- The Washington Times - Friday, March 11, 2011

By Kenneth Slawenski
Random House, $27, 464 pages, illustrated

The very best thing about the immortal anti-hero of “The Catcher in the Rye” will always be that he is the champion scourge of phonies, those irritating ubiquitous poseurs who bedevil those of us who value genuineness. But the next best thing that J.D. Salinger did in creating Holden Caulfield was to prove beyond a shadow of doubt that the ‘60s did not invent dropping out - or even the disaffected teenager.

Kenneth Slawenski’s biography of Salinger, published a year after his death, shows that, despite all his celebrated oddities, he was very much a man of his time who indeed was shaped by what was heaped onto the plates of those who came of age just in time to fight in World War II.

Still in his mid-20s when his three years in the military were over, Salinger was irreparably damaged by his experiences in combat and in liberating the victims of Nazi death camps, and it is clear from Mr. Slawenski’s profoundly sympathetic biography that the 6 1/2 decades of life still remaining to him were a kind of posthumous existence. Physically unscathed while so many around him were wounded or died, what he then saw in the camps was simply too much for him and he suffered a breakdown requiring hospitalization.

Although he appeared to recover quite rapidly and even continued his work in the de-Nazification of Germany for a while after being discharged from the Army, the wounds were deep and permanent. And they were the key to the oddity of his behavior - the reclusiveness, the excessive and obsessive quest for privacy - as well as to his abrupt cessation of publishing anything further nearly a half-century before his death.

Yet of course those wounds were also key to the power of what he did produce, poking up in that marvelous short story “For Esme, With Love and Squalor.” When he could bear to draw on his World War II experiences here and all too occasionally elsewhere, the result was magic. Sometimes, this effect was indirect, as his biographer understands:

“It is therefore with J.D. Salinger and the Second World War in mind that we should read Holden’s parting words in ‘The Catcher in the Rye’: ‘Don’t ever tell anybody anything. If you do, you start missing everybody.’ All the dead soldiers.”

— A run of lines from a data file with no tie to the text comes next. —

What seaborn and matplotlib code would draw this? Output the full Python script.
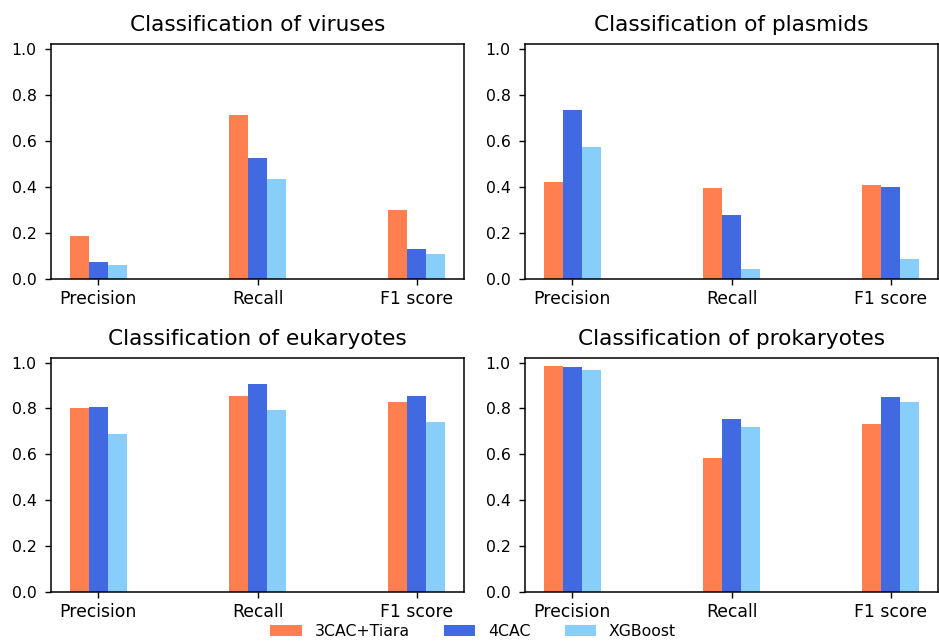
import matplotlib
matplotlib.use("Agg")
import matplotlib.pyplot as plt
from matplotlib.patches import Patch
import seaborn as sns
import pandas as pd

metrics = ["Precision", "Recall", "F1 score"]
methods = ["3CAC+Tiara", "4CAC", "XGBoost"]
colors = ["#FF7F50", "#4169E1", "#87CEFA"]

titles = ["Classification of viruses", "Classification of plasmids",
          "Classification of eukaryotes", "Classification of prokaryotes"]

viruses_3cac = [0.186, 0.714, 0.299]
viruses_4cac = [0.073, 0.524, 0.129]
viruses_xgb = [0.062, 0.434, 0.107]

plasmids_3cac = [0.422, 0.395, 0.406]
plasmids_4cac = [0.733, 0.277, 0.401]
plasmids_xgb = [0.573, 0.045, 0.086]

eukaryotes_3cac = [0.800, 0.856, 0.829]
eukaryotes_4cac = [0.806, 0.907, 0.856]
eukaryotes_xgb = [0.687, 0.794, 0.739]

prokaryotes_3cac = [0.985, 0.585, 0.733]
prokaryotes_4cac = [0.980, 0.755, 0.849]
prokaryotes_xgb = [0.968, 0.720, 0.827]

panels = [
    (viruses_3cac, viruses_4cac, viruses_xgb),
    (plasmids_3cac, plasmids_4cac, plasmids_xgb),
    (eukaryotes_3cac, eukaryotes_4cac, eukaryotes_xgb),
    (prokaryotes_3cac, prokaryotes_4cac, prokaryotes_xgb),
]

plt.rcParams["font.family"] = ["DejaVu Sans"]
YTICK_FS = 11.3
XTICK_FS = 12.4
TITLE_FS = 15.6

fig = plt.figure(figsize=(9.39, 6.42), dpi=100)
W, H = 939, 642
boxes = [
    (51, 44, 413, 235),
    (525, 44, 413, 235),
    (51, 358, 413, 234),
    (525, 358, 413, 234),
]

for (x0, y0, w, h), title, vals in zip(boxes, titles, panels):
    ax = fig.add_axes([x0 / W, 1 - (y0 + h) / H, w / W, h / H])
    rows = []
    for m, series in zip(methods, vals):
        for metric, v in zip(metrics, series):
            rows.append({"metric": metric, "method": m, "value": v})
    df = pd.DataFrame(rows)
    sns.barplot(data=df, x="metric", y="value", hue="method",
                order=metrics, hue_order=methods, palette=colors,
                saturation=1, width=0.36, gap=0, errorbar=None,
                legend=False, ax=ax, linewidth=0)
    ax.set_xlim(-0.298, 2.298)
    ax.set_ylim(0, 1.02)
    ax.set_yticks([0.0, 0.2, 0.4, 0.6, 0.8, 1.0])
    ax.set_yticklabels(["0.0", "0.2", "0.4", "0.6", "0.8", "1.0"])
    ax.set_xlabel("")
    ax.set_ylabel("")
    ax.tick_params(axis="y", labelsize=YTICK_FS, length=4.5, width=1, pad=5.8)
    ax.tick_params(axis="x", labelsize=XTICK_FS, length=4.5, width=1, pad=3.5)
    ax.set_title(title, fontsize=TITLE_FS, pad=9.5)
    for s in ax.spines.values():
        s.set_visible(True)
        s.set_color("black")
        s.set_linewidth(1.1)

handles = [Patch(facecolor=c, edgecolor="none", label=m) for m, c in zip(methods, colors)]
fig.legend(handles=handles, loc="lower center", bbox_to_anchor=(0.504, -0.018),
           ncol=3, frameon=False, fontsize=YTICK_FS, columnspacing=2.2)

fig.savefig("out.png", dpi=100)
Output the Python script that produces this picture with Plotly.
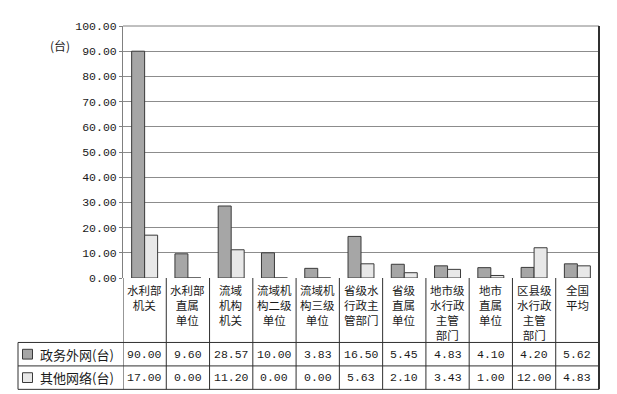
import plotly.graph_objects as go

categories = ["水利部\n机关", "水利部\n直属\n单位", "流域\n机构\n机关", "流域机\n构二级\n单位",
              "流域机\n构三级\n单位", "省级水\n行政主\n管部门", "省级\n直属\n单位",
              "地市级\n水行政\n主管\n部门", "地市\n直属\n单位", "区县级\n水行政\n主管\n部门", "全国\n平均"]
series_names = ["政务外网(台)", "其他网络(台)"]
gov_net = [90.00, 9.60, 28.57, 10.00, 3.83, 16.50, 5.45, 4.83, 4.10, 4.20, 5.62]
other_net = [17.00, 0.00, 11.20, 0.00, 0.00, 5.63, 2.10, 3.43, 1.00, 12.00, 4.83]
y_ticks = [0, 10, 20, 30, 40, 50, 60, 70, 80, 90, 100]
y_unit = "(台)"

# page has an 8px body margin; compensate so the figure lands where the reference is
OFF = 8
SW, SH = 617, 394          # screen size
SL, ST, SR, SB = 123, 20, 599, 278   # plot area edges in screen pixels
W, H = SW - OFF, SH - OFF
L, T = SL - OFF, ST - OFF
R = W - (SR - OFF)
B = H - (SB - OFF)
PW = SR - SL
PH = SB - ST

CJK = "Noto Sans CJK SC"
NUM = "Liberation Mono"
DARK = "#a6a6a6"
LIGHT = "#e8e8e8"
EDGE = "#3a3a3a"
TXT = "#1a1a1a"
LINE = "#303030"


def px_x(px):
    return (px - SL) / PW


def px_y(py):
    return 1 - (py - ST) / PH


ids = list(range(len(categories)))
fig = go.Figure()
for name, vals, col in [(series_names[0], gov_net, DARK), (series_names[1], other_net, LIGHT)]:
    fig.add_trace(go.Bar(x=ids, y=vals, name=name,
                         marker=dict(color=col, line=dict(color=EDGE, width=1))))

shapes = []
annotations = []
n = len(categories)
table_top = SB
row1_top, row2_top, table_bot = 344, 368, 392

for yy in [row1_top, row2_top, table_bot]:
    shapes.append(dict(type="line", xref="paper", yref="paper", x0=px_x(18), x1=1,
                       y0=px_y(yy), y1=px_y(yy), line=dict(color=LINE, width=1)))
shapes.append(dict(type="line", xref="paper", yref="paper", x0=px_x(18), x1=px_x(18),
                   y0=px_y(row1_top), y1=px_y(table_bot), line=dict(color=LINE, width=1)))
for i in range(n + 1):
    shapes.append(dict(type="line", xref="x", yref="paper", x0=i - 0.5, x1=i - 0.5,
                       y0=px_y(table_top), y1=px_y(table_bot),
                       line=dict(color=LINE, width=1)))
shapes.append(dict(type="line", xref="paper", yref="paper", x0=0, x1=1, y0=1, y1=1,
                   line=dict(color="#808080", width=1)))
shapes.append(dict(type="line", xref="paper", yref="paper", x0=1, x1=1, y0=1, y1=px_y(table_bot),
                   line=dict(color=LINE, width=2)))

# category labels in the table header cells
for i, lab in enumerate(categories):
    annotations.append(dict(x=i, y=px_y(280), xref="x", yref="paper",
                            text="<br>".join(lab.split("\n")), showarrow=False,
                            xanchor="center", yanchor="top", align="center",
                            font=dict(family=CJK, size=11.5, color=TXT)))

# data rows
for r, (name, vals, col) in enumerate([(series_names[0], gov_net, DARK),
                                       (series_names[1], other_net, LIGHT)]):
    top = [row1_top, row2_top][r]
    cy = top + 12
    shapes.append(dict(type="rect", xref="paper", yref="paper", x0=px_x(22.5), x1=px_x(32.5),
                       y0=px_y(cy - 5), y1=px_y(cy + 5), fillcolor=col,
                       line=dict(color=EDGE, width=1)))
    annotations.append(dict(x=px_x(38), y=px_y(cy), xref="paper", yref="paper", text=name,
                            showarrow=False, xanchor="left", yanchor="middle",
                            font=dict(family=CJK, size=13, color=TXT)))
    for i, v in enumerate(vals):
        annotations.append(dict(x=i, y=px_y(cy), xref="x", yref="paper", text=f"{v:.2f}",
                                showarrow=False, xanchor="center", yanchor="middle",
                                font=dict(family=NUM, size=11.5, color=TXT)))

annotations.append(dict(x=px_x(60), y=px_y(40), xref="paper", yref="paper", text=y_unit,
                        showarrow=False, xanchor="center", yanchor="middle",
                        font=dict(family=CJK, size=12, color=TXT)))

fig.update_layout(
    width=W, height=H, margin=dict(l=L, r=R, t=T, b=B, pad=0),
    paper_bgcolor="white", plot_bgcolor="white",
    barmode="group", bargap=0.4, bargroupgap=0,
    showlegend=False,
    xaxis=dict(range=[-0.5, n - 0.5], showticklabels=False, showgrid=False, zeroline=False,
               showline=False, ticks=""),
    yaxis=dict(range=[0, 100], tickvals=y_ticks, tickformat=".2f",
               showgrid=True, gridcolor="#8c8c8c", gridwidth=1, zeroline=False,
               showline=True, linecolor="#808080", linewidth=1,
               ticks="outside", ticklen=3, tickcolor="#808080",
               tickfont=dict(family=NUM, size=11.5, color=TXT)),
    shapes=shapes, annotations=annotations,
)
fig.write_html("out.html")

But Mr. Slawenski is sensitive to the fragility as well as the power of this process in the writer’s consciousness and imagination:

“In Bavaria, Salinger’s fragile ties to normalcy were strained to the point of bursting, while at the same time his pockets burned with pages of ‘The Catcher in the Rye,’ with their scenes of children ice skating and little girls in soft blue dresses. During that chilly April of 1945, J.D. Salinger was changed forever, a witness not only to the carnage of innocents but to the mutilation of everything he cherished and had clung to for sanity. It was a nightmare that, once entered, created an indelible pain. ‘You could live a lifetime,’ he mourned, ‘and never really get the smell of burning flesh out of your nose.’ “

So it is clear from the biography’s exhaustive excavations of the lengthy timeline of the novel’s gestation, starting well before the war, that the book, which finally emerged to be published in 1951, was “changed, changed utterly” by what Salinger had experienced in 1944 and 1945.

At times, the biographer’s prose can be superheated, but on these occasions, it generally suits the terrible events being described. Salinger’s experience in the thick of the Normandy invasion was bad enough, what followed in the carnage of the Hurtgen Forest and in the Battle of the Bulge was even worse and Mr. Slawenski does justice to all this.

Where he tends to bog down is in his extremely detailed attention to the publishing history of Salinger’s short stories: where they were submitted, when they appeared. The way he is steeped in these stories and how they came to be created is something readers will appreciate, for he is adept not only at analyzing them but also at linking them, insightfully but never reductively, to Salinger’s life. But the details of their author’s efforts to place them in magazines is bound to be of only limited interest.

As long as he was alive, Salinger was unusually successful in preventing biographers from probing his life and work, not only refusing to cooperate but also not hesitating to go to court to enforce his copyright and protect his privacy. Mostly written while he was still alive and published at a time when it is not clear that his death has altered the ability to quote extensively from his oeuvre, this biography still shows some of the chilling effects of Salinger’s efforts. Still, it succeeds in showing that he was in some ways always a lost soul and definitely one after his wartime experiences.

And, after all, in Holden Caulfield, he created one of literature’s archetypal lost souls, so, terrible as it was for Salinger to be so burdened, it was not in vain.

Martin Rubin is a writer and critic in Pasadena, Calif.